Pansoti al pesto, e fu così che esplosero i social. Metti insieme il piatto tipico, il condimento più sbagliato sempre stando alla tipicità, e lo storico rivale territoriale e l'accusa di appropriazione gastronomica non è nemmeno più un'ipotesi. Condanna diretta per direttissima. Questo è successo ad un ristorante, anzi una catena di ristorazione di Milano, finita protagonista di una tempesta social senza precedenti o quasi, per un piatto della cucina genovese. Gli anacardi nel pesto al posto dei pinoli o la panna per allungare la salsa, tutti spettri ridicoli rispetto a quello che è toccato in sorte alla catena di ristorazione specializzata in pasta fresca che ha avuto l'ardire di infilare nel menù i pansoti, conditi col pesto. Una doppia lesa maestà, o forse una trovata pubblicitaria a questo punto ben riuscita. Ma caduta vittima di una tempesta di commenti, tra l'insulto e il comico, via Tiktok e via social in generale.
Abbinamento certamente avventuroso di qua dall'Appennino, dove la sacralità del raviolo e quella del pansoto sono religione prima ancora che gastronomia. A percezione di genovese, lo stesso effetto dell'ananas sulla pizza. Ma c'è un ma. Perché anche qui, e tra di noi ce lo possiamo dire, l'uso e costume da qualche parte compare ed è comparso. E se c'è chi giura di aver assaggiato la combinazione e di averla trovata gustosa, anche qualche sagra rinomata specializzata nel raviolo, geolocalizzata nel primo entroterra, ha da anni in menù il raviolo al pesto.
Se la punizione divina è toccata in sorte al ristorante milanese, che per uscire dall'impasse ha dovuto promettere un mese di piatti gratis a chi si presenti con attestata origine genovese e ligure - certificata da carta di identità - per 'lavare l'onta', in parte può essere fatto imputabile alla storica rivalità tra costa ed entroterra. In parte ad un appiattimento del dibattito social. In fondo, se a qualcuno piace, che male c'è a proporlo? E' un'idea, non un precetto.
Basta non farlo passare per tipicità, come commenta l'esperto in materia che abbiamo consultato, vale a dire Sergio Rossi, aka il Cucinosofo, esperto di tradizioni e di cucina genovese e volto noto a Genova.

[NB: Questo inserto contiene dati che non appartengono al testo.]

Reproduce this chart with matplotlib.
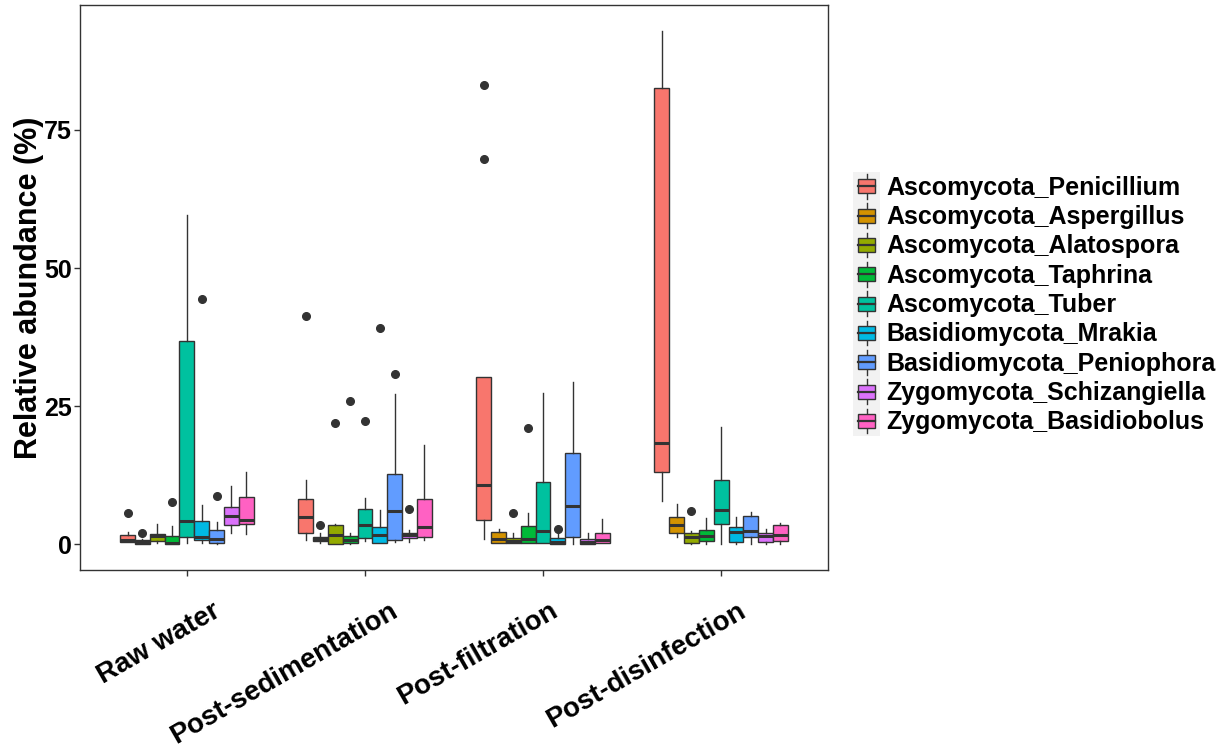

"Ci sono due aspetti differenti da cui vedere la faccenda - spiega - il primo simpatico e non filtrato, ormai sui social si può dire tutto, tutti possono dirsi esperti di cibo e commentare queste cose. E allora l'uscita più bella? Dire, bene: trasferimento in massa di genovesi con carta d'identità a Milano pronti a reclamare il piatto gratis. Altra cosa è essere onesti e parlare di ortodossia gastronomica, da sempre combattuta da personaggi illustri della città come il professor Rebora. Che però ci ricordiamo solo quando fa comodo".
E allora se si fosse detto che era una tipicità, condire il raviolo col pesto, sarebbe un altro conto. Ma su un raviolo di magro, "considerato che a casa sua ognuno fa come vuole, ma se fanno piacere conditi col pesto, non ci vedrei niente di così clamoroso".
Se era per ragioni pubblicitarie, l'operazione è perfettamente riuscita. "Io li ho assaggiati, e ci sono piaciuti - conclude - erano di magro. Il liberi tutti va bene per la casa, il ristoratore poi alla fine deve fare i conti. Ma proibire è una di quelle cose che vanno per la maggiore sui social".
"Poi - conclude - se vogliamo scherzare è bellissimo, i comici ci lavoreranno. Ma se vogliamo dirla tutta, non lo trovo questo scandalo, ci sarebbe altro di cui scandalizzarsi come quando capita di mangiare delle cose surgelate e di infima categoria e sentir dire che sono ottime. Siamo sicuri di essere così bravi a fare i critici gastronomici? Io non sono così bravo".